Written request
Leave out every picture, and retype exactly the lines from the line with "Emit a LaTeX" through the line with "(30,267) -- (712,267);", both ends included.

##### Excerpted records #####

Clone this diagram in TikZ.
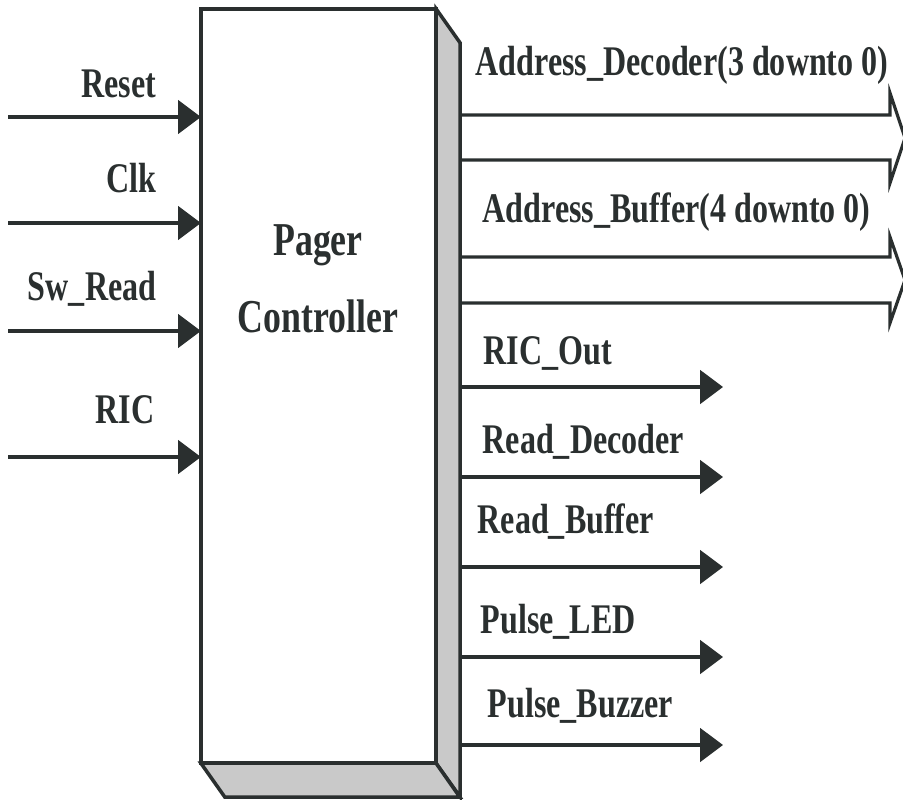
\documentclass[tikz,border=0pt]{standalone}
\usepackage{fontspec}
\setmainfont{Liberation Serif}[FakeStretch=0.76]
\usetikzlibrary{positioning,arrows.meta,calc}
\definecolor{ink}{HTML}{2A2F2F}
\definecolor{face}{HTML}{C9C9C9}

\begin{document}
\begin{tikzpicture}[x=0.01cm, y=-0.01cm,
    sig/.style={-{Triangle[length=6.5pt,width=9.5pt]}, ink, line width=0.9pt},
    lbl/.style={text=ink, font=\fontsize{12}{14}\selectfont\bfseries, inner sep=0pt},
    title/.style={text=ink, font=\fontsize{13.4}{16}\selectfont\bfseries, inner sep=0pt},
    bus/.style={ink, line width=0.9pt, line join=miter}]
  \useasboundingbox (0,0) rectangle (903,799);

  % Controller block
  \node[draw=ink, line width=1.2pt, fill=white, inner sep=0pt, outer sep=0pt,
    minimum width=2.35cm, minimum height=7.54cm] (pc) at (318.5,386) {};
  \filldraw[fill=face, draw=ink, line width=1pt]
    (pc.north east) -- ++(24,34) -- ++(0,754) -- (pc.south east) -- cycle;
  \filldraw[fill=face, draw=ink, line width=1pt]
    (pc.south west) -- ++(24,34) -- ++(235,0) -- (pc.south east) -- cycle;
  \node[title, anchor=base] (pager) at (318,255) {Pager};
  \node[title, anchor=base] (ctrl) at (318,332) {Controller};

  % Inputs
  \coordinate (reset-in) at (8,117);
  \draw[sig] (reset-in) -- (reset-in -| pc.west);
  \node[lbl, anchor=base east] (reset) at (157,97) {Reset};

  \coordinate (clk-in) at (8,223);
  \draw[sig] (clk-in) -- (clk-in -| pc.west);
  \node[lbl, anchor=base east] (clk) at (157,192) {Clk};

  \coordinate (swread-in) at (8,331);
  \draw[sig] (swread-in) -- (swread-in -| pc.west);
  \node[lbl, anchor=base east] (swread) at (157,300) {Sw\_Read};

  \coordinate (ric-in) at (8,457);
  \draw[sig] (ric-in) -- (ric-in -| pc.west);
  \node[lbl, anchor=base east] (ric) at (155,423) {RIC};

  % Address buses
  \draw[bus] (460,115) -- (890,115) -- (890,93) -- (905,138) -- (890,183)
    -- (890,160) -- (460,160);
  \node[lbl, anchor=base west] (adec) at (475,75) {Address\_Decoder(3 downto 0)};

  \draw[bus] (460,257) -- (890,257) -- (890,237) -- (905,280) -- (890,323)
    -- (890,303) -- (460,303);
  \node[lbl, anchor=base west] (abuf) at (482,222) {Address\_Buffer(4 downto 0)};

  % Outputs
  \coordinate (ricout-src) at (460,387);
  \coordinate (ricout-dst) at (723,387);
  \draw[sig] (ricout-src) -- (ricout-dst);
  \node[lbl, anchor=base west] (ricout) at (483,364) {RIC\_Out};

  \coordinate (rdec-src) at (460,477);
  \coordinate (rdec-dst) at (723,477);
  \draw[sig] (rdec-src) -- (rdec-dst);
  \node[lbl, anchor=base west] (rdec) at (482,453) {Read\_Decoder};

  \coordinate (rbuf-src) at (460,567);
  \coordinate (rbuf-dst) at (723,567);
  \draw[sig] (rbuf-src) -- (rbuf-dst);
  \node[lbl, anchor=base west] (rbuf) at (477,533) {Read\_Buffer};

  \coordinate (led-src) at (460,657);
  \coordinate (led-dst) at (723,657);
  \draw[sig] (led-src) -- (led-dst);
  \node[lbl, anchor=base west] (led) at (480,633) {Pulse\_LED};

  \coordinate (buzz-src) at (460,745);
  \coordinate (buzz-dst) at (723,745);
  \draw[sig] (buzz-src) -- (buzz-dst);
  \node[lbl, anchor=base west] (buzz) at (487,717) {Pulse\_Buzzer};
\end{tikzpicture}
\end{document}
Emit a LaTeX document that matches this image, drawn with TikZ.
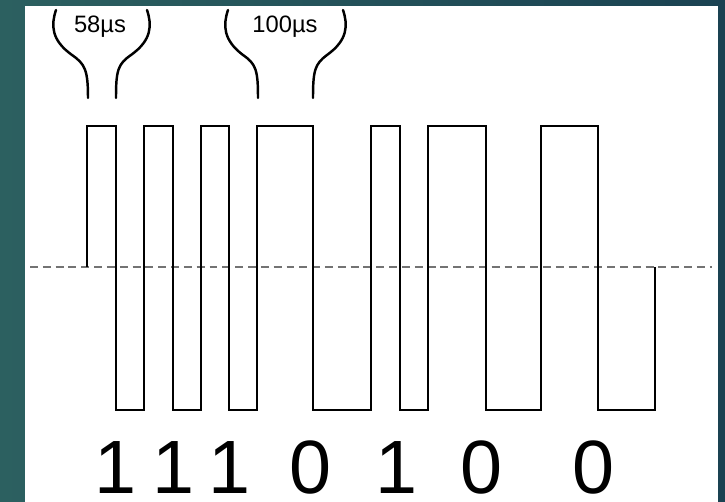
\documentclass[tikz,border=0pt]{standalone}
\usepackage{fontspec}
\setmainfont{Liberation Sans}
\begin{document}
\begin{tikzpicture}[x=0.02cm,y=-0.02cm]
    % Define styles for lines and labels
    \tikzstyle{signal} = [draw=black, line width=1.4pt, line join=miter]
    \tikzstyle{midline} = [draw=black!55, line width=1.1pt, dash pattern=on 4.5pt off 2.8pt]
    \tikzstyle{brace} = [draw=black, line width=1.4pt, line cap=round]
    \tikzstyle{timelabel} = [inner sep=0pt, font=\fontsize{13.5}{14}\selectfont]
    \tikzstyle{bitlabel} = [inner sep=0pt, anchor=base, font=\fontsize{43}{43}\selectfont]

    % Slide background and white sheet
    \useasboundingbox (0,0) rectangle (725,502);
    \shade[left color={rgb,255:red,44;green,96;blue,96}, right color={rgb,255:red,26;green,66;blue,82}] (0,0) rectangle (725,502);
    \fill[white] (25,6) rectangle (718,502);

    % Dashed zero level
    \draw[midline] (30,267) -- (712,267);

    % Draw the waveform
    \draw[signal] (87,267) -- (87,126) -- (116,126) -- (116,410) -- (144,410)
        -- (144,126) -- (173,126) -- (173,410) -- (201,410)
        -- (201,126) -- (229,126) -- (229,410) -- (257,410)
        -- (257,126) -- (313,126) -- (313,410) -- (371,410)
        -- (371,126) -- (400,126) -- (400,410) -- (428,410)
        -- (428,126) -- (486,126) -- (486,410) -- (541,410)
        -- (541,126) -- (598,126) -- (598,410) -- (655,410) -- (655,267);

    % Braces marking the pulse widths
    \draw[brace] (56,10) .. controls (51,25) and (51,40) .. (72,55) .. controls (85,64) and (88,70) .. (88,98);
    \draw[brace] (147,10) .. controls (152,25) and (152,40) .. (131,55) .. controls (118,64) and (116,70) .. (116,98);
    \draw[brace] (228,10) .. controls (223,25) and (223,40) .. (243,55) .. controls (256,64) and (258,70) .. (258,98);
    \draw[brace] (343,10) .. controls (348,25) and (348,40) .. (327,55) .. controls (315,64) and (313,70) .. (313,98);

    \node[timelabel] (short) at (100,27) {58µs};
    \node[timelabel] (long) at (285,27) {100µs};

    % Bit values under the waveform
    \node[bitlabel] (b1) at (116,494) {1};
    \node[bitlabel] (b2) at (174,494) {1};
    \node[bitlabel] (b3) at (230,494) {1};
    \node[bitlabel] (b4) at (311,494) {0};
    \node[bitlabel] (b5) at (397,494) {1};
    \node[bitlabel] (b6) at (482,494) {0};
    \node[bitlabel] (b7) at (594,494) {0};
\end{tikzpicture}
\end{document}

#####

Response to this task
Emit a LaTeX document that matches this image, drawn with TikZ.
\documentclass[tikz,border=0pt]{standalone}
\usepackage{fontspec}
\setmainfont{Liberation Sans}
\begin{document}
\begin{tikzpicture}[x=0.02cm,y=-0.02cm]
    % Define styles for lines and labels
    \tikzstyle{signal} = [draw=black, line width=1.4pt, line join=miter]
    \tikzstyle{midline} = [draw=black!55, line width=1.1pt, dash pattern=on 4.5pt off 2.8pt]
    \tikzstyle{brace} = [draw=black, line width=1.4pt, line cap=round]
    \tikzstyle{timelabel} = [inner sep=0pt, font=\fontsize{13.5}{14}\selectfont]
    \tikzstyle{bitlabel} = [inner sep=0pt, anchor=base, font=\fontsize{43}{43}\selectfont]

    % Slide background and white sheet
    \useasboundingbox (0,0) rectangle (725,502);
    \shade[left color={rgb,255:red,44;green,96;blue,96}, right color={rgb,255:red,26;green,66;blue,82}] (0,0) rectangle (725,502);
    \fill[white] (25,6) rectangle (718,502);

    % Dashed zero level
    \draw[midline] (30,267) -- (712,267);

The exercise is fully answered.